> **DATA SHOWN**
◆ ◆ ◆ ◆ ◆
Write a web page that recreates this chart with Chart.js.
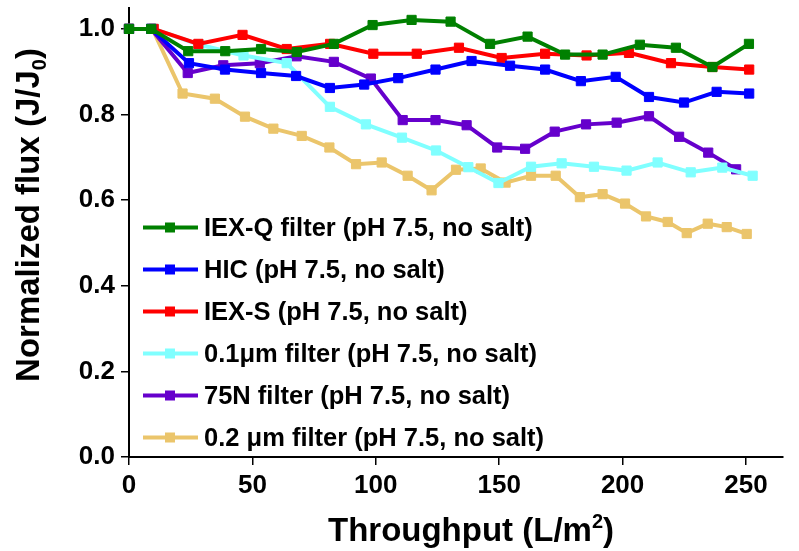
<!DOCTYPE html>
<html>
<head>
<meta charset="utf-8">
<script src="https://cdn.jsdelivr.net/npm/chart.js@4/dist/chart.umd.min.js"></script>
<style>
  html, body { margin: 0; padding: 0; background: #fff; }
</style>
</head>
<body>
<canvas id="flux-chart" width="799" height="551"></canvas>
<script>
// values (throughput in L/m2, flux normalised)
const xTicks = [0, 50, 100, 150, 200, 250];
const yTicks = [0, 0.2, 0.4, 0.6, 0.8, 1.0];

const labels = [
  'IEX-Q filter (pH 7.5, no salt)',
  'HIC (pH 7.5, no salt)',
  'IEX-S (pH 7.5, no salt)',
  '0.1\u03bcm filter (pH 7.5, no salt)',
  '75N filter (pH 7.5, no salt)',
  '0.2 \u03bcm filter (pH 7.5, no salt)',
];
const colors = ['#008000', '#0000ff', '#ff0000', '#80ffff', '#6600cc', '#ebc56b'];

const iexqX = [0, 9, 24, 39, 53.5, 68, 83, 98.7, 114.5, 130.3, 146.3, 161.5, 176.7, 191.9, 207, 221.6, 236.4, 251.2];
const iexqY = [1.0, 1.0, 0.948, 0.948, 0.953, 0.946, 0.965, 1.009, 1.021, 1.017, 0.965, 0.982, 0.94, 0.94, 0.963, 0.956, 0.911, 0.965];

const hicX = [0, 9, 24.3, 38.9, 53.5, 67.7, 81.4, 95.3, 109.1, 124.2, 138.8, 154.4, 168.6, 183.1, 197.2, 210.7, 224.9, 238.1, 251.3];
const hicY = [1.0, 1.0, 0.92, 0.905, 0.897, 0.89, 0.862, 0.87, 0.885, 0.905, 0.925, 0.914, 0.905, 0.878, 0.888, 0.841, 0.828, 0.853, 0.849];

const iexsX = [0, 10, 28.1, 46, 63.9, 81.5, 99, 116.6, 133.7, 151, 168.6, 185.4, 202.6, 219.6, 236.4, 251.3];
const iexsY = [1.0, 1.0, 0.965, 0.986, 0.953, 0.965, 0.942, 0.942, 0.956, 0.932, 0.942, 0.938, 0.944, 0.92, 0.911, 0.905];

const f01X = [0, 10, 28.5, 46.4, 63.9, 81.4, 96, 110.6, 124.4, 137.5, 149.7, 162.9, 175.3, 188.4, 201.6, 214.2, 227.6, 240.4, 252.7];
const f01Y = [1.0, 1.0, 0.963, 0.938, 0.92, 0.818, 0.777, 0.746, 0.716, 0.677, 0.64, 0.678, 0.686, 0.678, 0.669, 0.688, 0.665, 0.676, 0.657];

const n75X = [0, 9, 23.8, 38.2, 53, 67.9, 83, 98, 110.9, 124.2, 136.8, 149.2, 160.5, 172.5, 185.2, 197.6, 210.7, 222.9, 234.7, 246];
const n75Y = [1.0, 1.0, 0.897, 0.915, 0.92, 0.936, 0.923, 0.884, 0.787, 0.787, 0.775, 0.723, 0.72, 0.76, 0.777, 0.781, 0.796, 0.748, 0.711, 0.672];

const f02X = [0, 9.5, 21.7, 34.8, 47, 58.5, 70, 81.2, 92, 102.4, 112.9, 122.6, 132.5, 142.5, 152.6, 162.9, 172.9, 182.7, 191.9, 201, 209.5, 218.3, 226, 234.5, 242.2, 250.3];
const f02Y = [1.0, 1.0, 0.849, 0.837, 0.795, 0.767, 0.75, 0.723, 0.684, 0.688, 0.657, 0.623, 0.671, 0.674, 0.641, 0.657, 0.657, 0.607, 0.614, 0.592, 0.562, 0.549, 0.523, 0.545, 0.537, 0.521];

const seriesX = [iexqX, hicX, iexsX, f01X, n75X, f02X];
const seriesY = [iexqY, hicY, iexsY, f01Y, n75Y, f02Y];

const FONT = 'Arial, "Liberation Sans", Helvetica, sans-serif';

function toPoints(xs, ys) {
  return xs.map((x, i) => ({ x, y: ys[i] }));
}

function buildDataset(i) {
  return {
    label: labels[i],
    data: toPoints(seriesX[i], seriesY[i]),
    borderColor: colors[i],
    backgroundColor: colors[i],
    pointBackgroundColor: colors[i],
    pointBorderColor: colors[i],
    borderWidth: 4,
    pointStyle: 'rect',
    pointRadius: 6.5,
    pointBorderWidth: 1,
    tension: 0,
    clip: false,
  };
}

// text with a small raised/lowered part, e.g. m^2 or J_0
function drawRich(ctx, parts, size, cx, baseline) {
  const small = Math.round(size * 0.62);
  let total = 0;
  parts.forEach(([txt, mode]) => {
    ctx.font = `bold ${mode ? small : size}px ${FONT}`;
    total += ctx.measureText(txt).width;
  });
  let x = cx - total / 2;
  ctx.textAlign = 'left';
  ctx.textBaseline = 'alphabetic';
  parts.forEach(([txt, mode]) => {
    ctx.font = `bold ${mode ? small : size}px ${FONT}`;
    const dy = mode === 1 ? -size * 0.4 : mode === -1 ? size * 0.22 : 0;
    ctx.fillText(txt, x, baseline + dy);
    x += ctx.measureText(txt).width;
  });
}

const axisTitles = {
  id: 'axisTitles',
  afterDraw(chart) {
    const { ctx, chartArea } = chart;
    ctx.save();
    ctx.fillStyle = '#000';
    drawRich(ctx, [['Throughput (L/m', 0], ['2', 1], [')', 0]], 33, chartArea.left + 342, chartArea.bottom + 84);
    ctx.translate(38.5, 215);
    ctx.rotate(-Math.PI / 2);
    drawRich(ctx, [['Normalized flux (J/J', 0], ['0', -1], [')', 0]], 33, 0, 0);
    ctx.restore();
  },
};

const boxLegend = {
  id: 'boxLegend',
  afterDatasetsDraw(chart) {
    const { ctx, chartArea } = chart;
    const x0 = chartArea.left + 14;
    let y = chartArea.top + 220;
    ctx.save();
    chart.data.datasets.forEach(ds => {
      ctx.strokeStyle = ds.borderColor;
      ctx.lineWidth = 4;
      ctx.beginPath();
      ctx.moveTo(x0, y);
      ctx.lineTo(x0 + 55, y);
      ctx.stroke();
      ctx.fillStyle = ds.borderColor;
      ctx.fillRect(x0 + 27 - 5, y - 5, 10, 10);
      ctx.fillStyle = '#000';
      ctx.font = `bold 25.5px ${FONT}`;
      ctx.textAlign = 'left';
      ctx.textBaseline = 'middle';
      ctx.fillText(ds.label, x0 + 61, y + 1);
      y += 42;
    });
    ctx.restore();
  },
};

const tickFont = { family: FONT, size: 26, weight: 'bold' };

new Chart(document.getElementById('flux-chart'), {
  type: 'line',
  data: { datasets: labels.map((_, i) => buildDataset(i)) },
  options: {
    responsive: false,
    animation: false,
    layout: { padding: { top: 5, right: 16, left: 0, bottom: 0 } },
    plugins: { legend: { display: false }, tooltip: { enabled: false } },
    scales: {
      x: {
        type: 'linear',
        min: 0,
        max: 265,
        afterBuildTicks: s => { s.ticks = xTicks.map(v => ({ value: v })); },
        afterFit: s => { s.height = 94; s.paddingLeft = 0; s.paddingRight = 0; },
        ticks: { font: tickFont, color: '#000', padding: 5, maxRotation: 0, callback: v => String(v) },
        grid: { drawOnChartArea: false, tickLength: 8, color: '#000', lineWidth: 1.5 },
        border: { color: '#000', width: 2 },
      },
      y: {
        type: 'linear',
        min: 0,
        max: 1.05,
        afterBuildTicks: s => { s.ticks = yTicks.map(v => ({ value: v })); },
        afterFit: s => { s.width = 129; s.paddingTop = 0; s.paddingBottom = 0; },
        ticks: { font: tickFont, color: '#000', padding: 6, callback: v => v.toFixed(1) },
        grid: { drawOnChartArea: false, tickLength: 8, color: '#000', lineWidth: 1.5 },
        border: { color: '#000', width: 2 },
      },
    },
  },
  plugins: [boxLegend, axisTitles],
});
</script>
</body>
</html>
◆ ◆ ◆ ◆ ◆
Pull out each line containing the word "with" and copy it.

> **FINISHED ANSWER**
Write a web page that recreates this chart with Chart.js.
// text with a small raised/lowered part, e.g. m^2 or J_0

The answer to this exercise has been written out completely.